[Source code of charts]
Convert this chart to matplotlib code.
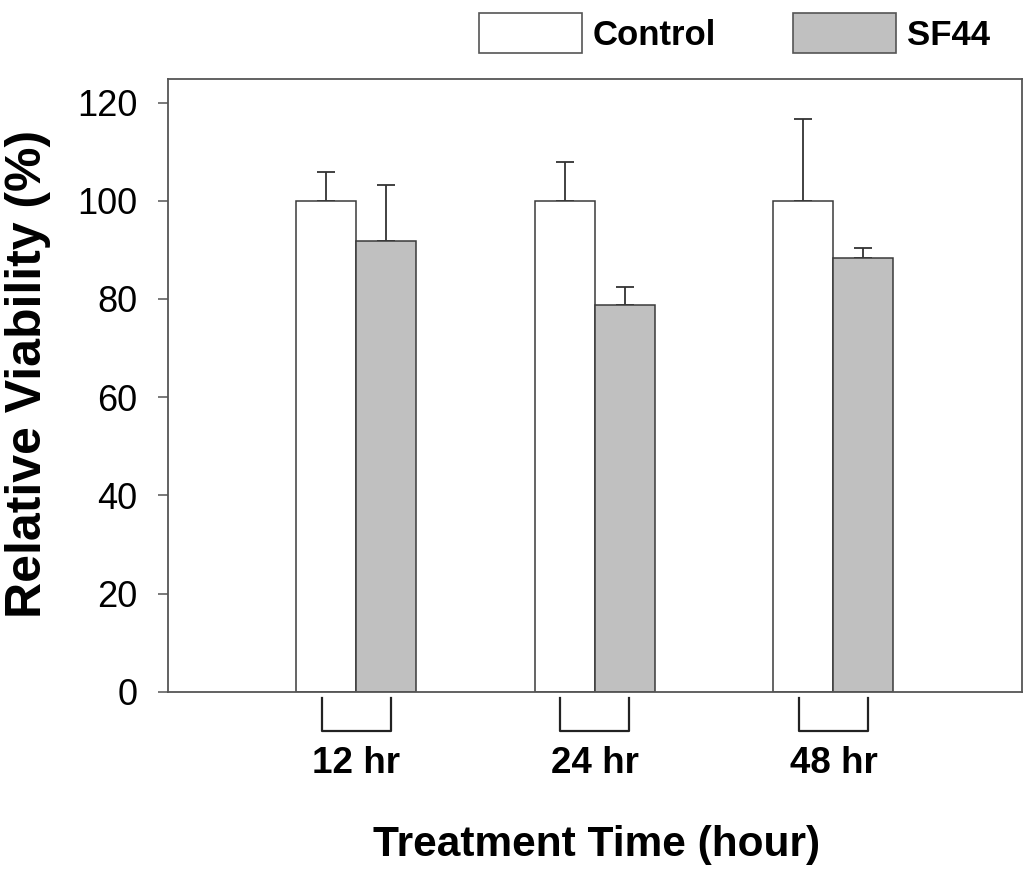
import matplotlib
matplotlib.use("Agg")
import matplotlib.pyplot as plt
import matplotlib.transforms as mtransforms
from matplotlib.patches import Patch
import numpy as np

# ---- data ----
categories = ["12 hr", "24 hr", "48 hr"]
control_mean = [100.0, 100.0, 100.0]
control_err = [5.9, 7.8, 16.6]
sf44_mean = [91.8, 78.7, 88.4]
sf44_err = [11.5, 3.7, 1.9]
series_labels = ["Control", "SF44"]
yticks = [0, 20, 40, 60, 80, 100, 120]

plt.rcParams['font.family'] = ['Liberation Sans', 'DejaVu Sans']

W, H = 1024, 872
fig = plt.figure(figsize=(W / 100, H / 100), dpi=100)
ax = fig.add_axes([168 / W, 1 - 691.7 / H, (1021.7 - 168) / W, (691.7 - 79) / H])

x = np.arange(len(categories))
bw = 0.2515
edge = "#3a3a3a"
ax.bar(x - bw / 2, control_mean, bw, color="white", edgecolor=edge, linewidth=1.1, zorder=2)
ax.bar(x + bw / 2, sf44_mean, bw, color="#c0c0c0", edgecolor=edge, linewidth=1.1, zorder=2)

zeros = np.zeros(len(categories))
ax.errorbar(x - bw / 2, control_mean, yerr=[zeros, control_err], fmt="none",
            ecolor="#333333", elinewidth=1.3, capsize=6.5, capthick=1.3, zorder=1)
ax.errorbar(x + bw / 2, sf44_mean, yerr=[zeros, sf44_err], fmt="none",
            ecolor="#333333", elinewidth=1.3, capsize=6.5, capthick=1.3, zorder=1)

ax.set_xlim(-0.789, 2.789)
ax.set_ylim(0, 124.8)
ax.set_yticks(yticks)
ax.set_yticklabels([str(t) for t in yticks], fontsize=26)
ax.tick_params(axis="y", direction="out", length=7.2, width=1.1, color="#555555", pad=15)

# category ticks: labels only, with bracket marks below axis
ax.set_xticks(x)
ax.set_xticklabels(categories, fontsize=26.5, fontweight="bold")
ax.tick_params(axis="x", length=0, pad=39)

trans = mtransforms.blended_transform_factory(ax.transData, ax.transAxes)
half = 0.144
ytop = -(697.7 - 691.7) / (691.7 - 79)
ybot = -(730.7 - 691.7) / (691.7 - 79)
for xi in x:
    ax.plot([xi - half, xi - half, xi + half, xi + half], [ytop, ybot, ybot, ytop],
            color="#222222", lw=1.6, transform=trans, clip_on=False)

for s in ax.spines.values():
    s.set_color("#555555")
    s.set_linewidth(1.3)

fig.text(28 / W, 1 - 374 / H, "Relative Viability (%)", rotation=90,
         ha="center", va="center", fontsize=36, fontweight="bold")
fig.text(597 / W, 1 - 856 / H, "Treatment Time (hour)", ha="center", va="baseline",
         fontsize=30.5, fontweight="bold")

handles = [Patch(facecolor="white", edgecolor="#555555", linewidth=1.2),
           Patch(facecolor="#c0c0c0", edgecolor="#555555", linewidth=1.2)]
fs = 25
px = fs * 100 / 72
fig.legend(handles, series_labels, loc="upper left",
           bbox_to_anchor=(479 / W, 1 - 12.7 / H), ncol=2, frameon=False,
           prop={"size": fs, "weight": "bold"}, handlelength=103 / px, handleheight=1.42,
           handletextpad=11 / px, columnspacing=77 / px, borderpad=0, borderaxespad=0)

fig.savefig("out.png", dpi=100)
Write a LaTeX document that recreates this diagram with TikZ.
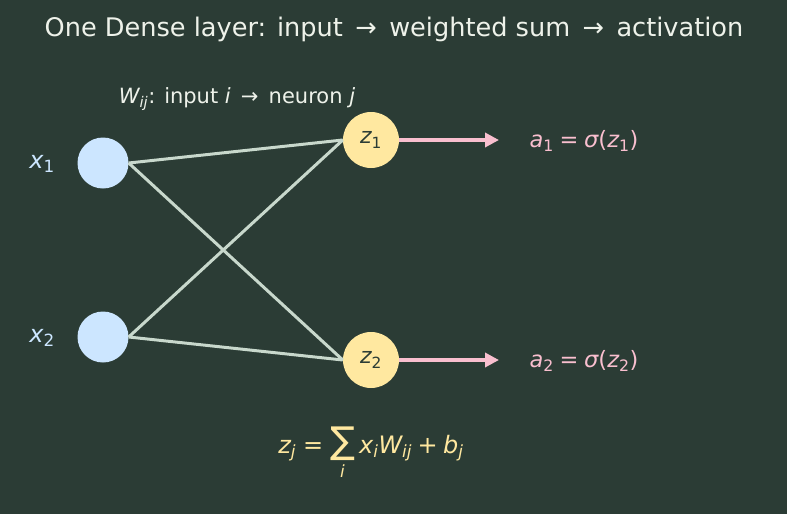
\documentclass[tikz,border=0pt]{standalone}
\usepackage{fontspec}
\setmainfont{DejaVu Sans}
\usepackage{amsmath}
\usetikzlibrary{arrows.meta}
\definecolor{BoardGreen}{HTML}{2B3C35}
\definecolor{InputBlue}{HTML}{CCE6FF}
\definecolor{SumYellow}{HTML}{FFE8A0}
\definecolor{ActPink}{HTML}{F9BFCF}
\definecolor{WireGrey}{HTML}{C8D8CC}
\definecolor{ChalkWhite}{HTML}{EEF2EA}
\newcommand{\mv}[1]{\text{\itshape #1}}
\newcommand{\up}[1]{\text{#1}}

\begin{document}
\begin{tikzpicture}[
      x=1pt, y=-1pt,
      inp/.style={circle, fill=InputBlue, minimum size=51pt, inner sep=0pt},
      neuron/.style={circle, fill=SumYellow, minimum size=56pt, inner sep=0pt, text=BoardGreen, font=\fontsize{22}{26}\selectfont},
      wire/.style={WireGrey, line width=3pt},
      fire/.style={ActPink, line width=3.5pt, -{Triangle[length=14pt, width=14pt]}},
      lbl/.style={font=\fontsize{22.5}{27}\selectfont}
  ]
    \fill[BoardGreen] (0,0) rectangle (787,514);
    \useasboundingbox (0,0) rectangle (787,514);
    % title and weight note
    \node[ChalkWhite, font=\fontsize{25.6}{30}\selectfont](title) at (394,29){One Dense layer: input \,→\, weighted sum \,→\, activation};
    \node[ChalkWhite, font=\fontsize{21}{25}\selectfont](note) at (237,99){$\mv{W}_{\mv{ij}}$: input \textit{i} \,→\, neuron \textit{j}};
    % inputs
    \node[inp](x1) at (103,163){};
    \node[inp](x2) at (103,337){};
    \node[lbl, InputBlue, font=\fontsize{24}{28}\selectfont](lx1) at (42,164){$\mv{x}_{\up{1}}$};
    \node[lbl, InputBlue, font=\fontsize{24}{28}\selectfont](lx2) at (42,338){$\mv{x}_{\up{2}}$};
    % neurons
    \node[neuron](z1) at (371,140){$\mv{z}_{\up{1}}$};
    \node[neuron](z2) at (371,360){$\mv{z}_{\up{2}}$};
    \draw[wire](x1.east)--(z1.west); \draw[wire](x1.east)--(z2.west);
    \draw[wire](x2.east)--(z1.west); \draw[wire](x2.east)--(z2.west);
    % activations
    \coordinate(o1) at (499,140);
    \coordinate(o2) at (499,360);
    \draw[fire](z1.east)--(o1); \draw[fire](z2.east)--(o2);
    \node[lbl, ActPink, anchor=west](a1) at (526,141){$\mv{a}_{\up{1}} \mathrel{\up{=}} \mv{σ}\up{(}\mv{z}_{\up{1}}\up{)}$};
    \node[lbl, ActPink, anchor=west](a2) at (526,361){$\mv{a}_{\up{2}} \mathrel{\up{=}} \mv{σ}\up{(}\mv{z}_{\up{2}}\up{)}$};
    % formula
    \node[SumYellow, font=\fontsize{24}{28}\selectfont](sum) at (371,453){$\mv{z}_{\mv{j}} \mathrel{\up{=}} \mathop{\text{\fontsize{37}{37}\selectfont ∑}}\limits_{\mv{i}} \mv{x}_{\mv{i}}\mv{W}_{\mv{ij}} \mathbin{\up{+}} \mv{b}_{\mv{j}}$};
  \end{tikzpicture}
\end{document}
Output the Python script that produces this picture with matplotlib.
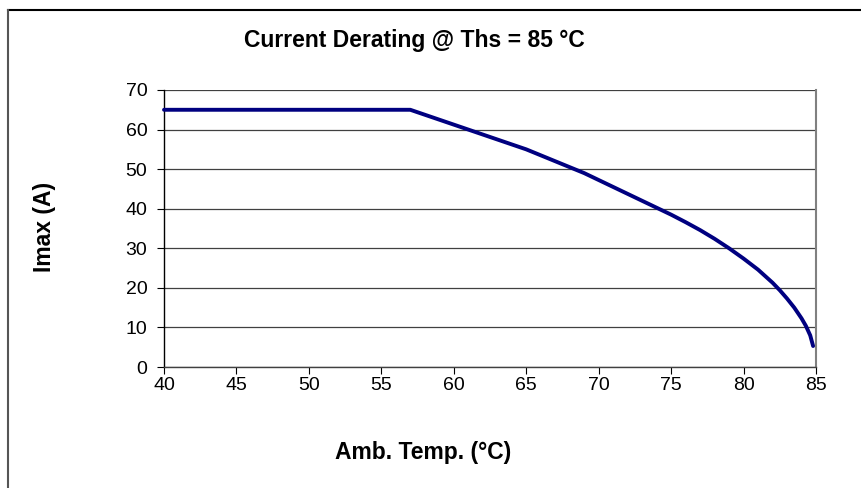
import matplotlib
matplotlib.use("Agg")
import matplotlib.pyplot as plt
from matplotlib.lines import Line2D

plt.rcParams['font.family'] = ['Liberation Sans', 'DejaVu Sans']

# ambient temperature (°C) vs max current (A)
amb_temp = [40, 57, 59, 61, 63, 65, 67, 69, 71, 73, 75, 76, 77, 78, 79,
            80, 81, 82, 82.5, 83, 83.5, 84, 84.3, 84.6, 84.8]
imax = [65, 65, 62.5, 60, 57.5, 55, 52, 49, 45.5, 42, 38.5, 36.6, 34.6, 32.4, 30,
        27.4, 24.6, 21.3, 19.4, 17.3, 15.0, 12.3, 10.4, 8.0, 5.3]

x_ticks = [40, 45, 50, 55, 60, 65, 70, 75, 80, 85]
y_ticks = [0, 10, 20, 30, 40, 50, 60, 70]

W, H = 861, 488
fig = plt.figure(figsize=(W / 100, H / 100), dpi=100)
ax = fig.add_axes([164 / W, 1 - 367 / H, (816 - 164) / W, (367 - 90) / H])

ax.plot(amb_temp, imax, color='#000080', lw=2.8, solid_capstyle='round',
        solid_joinstyle='round', zorder=3, clip_on=False)

ax.set_xlim(40, 85)
ax.set_ylim(0, 70)
ax.set_xticks(x_ticks)
ax.set_yticks(y_ticks)
ax.yaxis.grid(True, color='#404040', lw=0.9)
ax.set_axisbelow(True)
ax.tick_params(direction='out', length=5, width=0.8, color='black', labelsize=14)
ax.tick_params(axis='x', pad=2)
ax.tick_params(axis='y', pad=7)

ax.spines['left'].set_color('black')
ax.spines['bottom'].set_color('#404040')
ax.spines['top'].set_visible(False)
ax.spines['right'].set_color('#808080')
ax.spines['right'].set_linewidth(1.5)
for s in ['left', 'bottom']:
    ax.spines[s].set_linewidth(1.0)

fig.text(414 / W, 1 - 40 / H, 'Current Derating @ Ths = 85 °C', ha='center', va='center',
         fontsize=16.5, fontweight='bold')
fig.text(423 / W, 1 - 452 / H, 'Amb. Temp. (°C)', ha='center', va='center',
         fontsize=16.5, fontweight='bold')
fig.text(45 / W, 1 - 227 / H, 'Imax (A)', ha='center', va='center', rotation=90,
         fontsize=16.5, fontweight='bold')

# chart frame (top and left edges visible)
fig.add_artist(Line2D([8 / W, 1], [1 - 9.5 / H, 1 - 9.5 / H], transform=fig.transFigure,
                      color='black', lw=1.5))
fig.add_artist(Line2D([8 / W, 8 / W], [0, 1 - 9.5 / H], transform=fig.transFigure,
                      color='#555555', lw=1.5))

fig.savefig('out.png', dpi=100)
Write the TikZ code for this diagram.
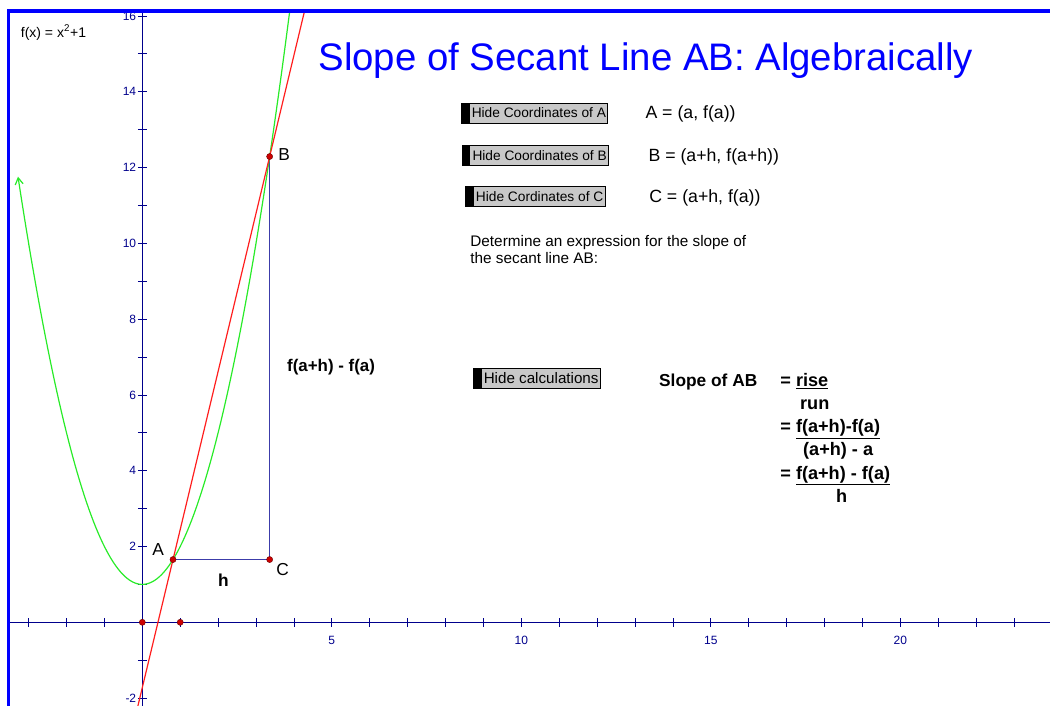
\documentclass[tikz,border=0pt]{standalone}
\usepackage{fontspec}
\setmainfont{Liberation Sans}
\usetikzlibrary{calc,arrows.meta}

\definecolor{axisnavy}{RGB}{0,0,140}
\definecolor{curvegreen}{RGB}{40,235,40}
\definecolor{secantred}{RGB}{255,30,30}
\definecolor{frameblue}{RGB}{0,0,255}
\definecolor{triblue}{RGB}{60,60,170}
\definecolor{buttongray}{RGB}{200,200,200}
\definecolor{dotred}{RGB}{205,0,0}

\tikzset{
  button/.style={draw=black, fill=buttongray, line width=0.4pt, inner xsep=1.2pt,
    inner ysep=0pt, minimum height=0.53cm,
    path picture={\fill[black] (path picture bounding box.south west)
      rectangle ([xshift=6pt]path picture bounding box.north west);}},
  ticklab/.style={text=axisnavy, font=\fontsize{9}{10}\selectfont, inner sep=1pt},
  ptlab/.style={font=\fontsize{13}{15}\selectfont, inner sep=0pt},
  calcline/.style={anchor=base west, font=\fontsize{13.6}{15}\selectfont\bfseries, inner sep=0pt},
}

\begin{document}
\begin{tikzpicture}[scale=1.0]
    \useasboundingbox (-3.755,-2.208) rectangle (23.95,16.42);

    \draw[axisnavy, line width=0.8pt] (-3.53,0) -- (23.95,0);
    \draw[axisnavy, line width=0.8pt] (0,-2.21) -- (0,16.13);
    \foreach \i in {-3,...,23} {
        \draw[axisnavy, line width=0.6pt] (\i,-0.12) -- (\i,0.12);
    }
    \foreach \j in {-2,...,16} {
        \draw[axisnavy, line width=0.6pt] (-0.12,\j) -- (0.12,\j);
    }
    \foreach \j in {-2,2,4,...,16} {
        \node[ticklab, anchor=east] (ylab\j) at (-0.12,\j) {\j};
    }
    \foreach \i in {5,10,15,20} {
        \node[ticklab] (xlab\i) at (\i,-0.47) {\i};
    }

    \coordinate (A) at (0.81,1.656);
    \coordinate (B) at (3.36,12.29);
    \coordinate (C) at (3.36,1.656);
    \draw[triblue, line width=1pt] (A) -- (C) -- (B);

    \draw[curvegreen, line width=0.9pt, {Straight Barb[length=5pt,width=6pt]}-] plot[domain=-3.28:3.89, samples=120] (\x,{\x*\x+1});
    \draw[secantred, line width=0.9pt] ($(A)!-0.364!(B)$) -- ($(A)!1.361!(B)$);

    \foreach \p in {A,B,C} {
        \fill[dotred, draw=red!40!black, line width=0.3pt] (\p) circle (2.3pt);
    }
    \fill[dotred, draw=red!40!black, line width=0.3pt] (0,0) circle (2.3pt);
    \fill[dotred, draw=red!40!black, line width=0.3pt] (1,0) circle (2.3pt);

    \node[ptlab] (labA) at (0.415,1.91) {A};
    \node[ptlab] (labB) at (3.74,12.34) {B};
    \node[ptlab] (labC) at (3.70,1.38) {C};
    \node[ptlab, font=\fontsize{13}{15}\selectfont\bfseries] (labh) at (2.14,1.11) {h};
    \node[ptlab, font=\fontsize{12.7}{15}\selectfont\bfseries] (rise) at (4.98,6.74) {f(a+h) - f(a)};

    \draw[frameblue, line width=2.3pt] (-3.53,-2.3) -- (-3.53,16.13) -- (24.1,16.13);

    \node[anchor=base west, inner sep=0pt, font=\fontsize{10.5}{12}\selectfont] (func) at (-3.21,15.44) {f(x) = x\textsuperscript{2}+1};
    \node[anchor=base west, inner sep=0pt, text=frameblue, font=\fontsize{28.8}{32}\selectfont] (title) at (4.64,14.55) {Slope of Secant Line AB: Algebraically};

    \node[button, font=\fontsize{10.3}{12}\selectfont] (hideA) at (10.35,13.44) {\hspace*{6.5pt}Hide Coordinates of A};
    \node[button, font=\fontsize{10.3}{12}\selectfont] (hideB) at (10.37,12.32) {\hspace*{6.5pt}Hide Coordinates of B};
    \node[button, font=\fontsize{10.3}{12}\selectfont] (hideC) at (10.37,11.23) {\hspace*{6.5pt}Hide Cordinates of C};
    \node[ptlab, anchor=base west, font=\fontsize{13.3}{15}\selectfont] (coordA) at (13.27,13.30) {A = (a, f(a))};
    \node[ptlab, anchor=base west, font=\fontsize{13.3}{15}\selectfont] (coordB) at (13.35,12.17) {B = (a+h, f(a+h))};
    \node[ptlab, anchor=base west, font=\fontsize{13.3}{15}\selectfont] (coordC) at (13.37,11.08) {C = (a+h, f(a))};

    \node[anchor=west, align=left, inner sep=0pt, font=\fontsize{11.5}{12.8}\selectfont] (task) at (8.65,9.84)
        {Determine an expression for the slope of\\the secant line AB:};

    \node[button, font=\fontsize{11.4}{13}\selectfont] (hidecalc) at (10.41,6.45) {\hspace*{6.5pt}Hide calculations};
    \node[calcline, font=\fontsize{13}{15}\selectfont\bfseries] (slope) at (13.63,6.22) {Slope of AB};
    \node[calcline] (eq1) at (16.83,6.22) {= \underline{rise}};
    \node[calcline] (den1) at (17.35,5.61) {run};
    \node[calcline] (eq2) at (16.83,5.00) {= \underline{f(a+h)-f(a)}};
    \node[calcline] (den2) at (17.43,4.39) {(a+h) - a};
    \node[calcline] (eq3) at (16.83,3.78) {= \underline{f(a+h) - f(a)}};
    \node[calcline, anchor=base] (den3) at (18.45,3.17) {h};
\end{tikzpicture}
\end{document}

## Task description
Search the records above for the string "matplotlib". Copy every line that contains it.

## Answer for the task
Convert this chart to matplotlib code.
import matplotlib
matplotlib.use("Agg")
import matplotlib.pyplot as plt
import matplotlib.transforms as mtransforms
from matplotlib.patches import Patch
Output the Python script that produces this picture with matplotlib.
import matplotlib
matplotlib.use("Agg")
import matplotlib.pyplot as plt
from matplotlib.lines import Line2D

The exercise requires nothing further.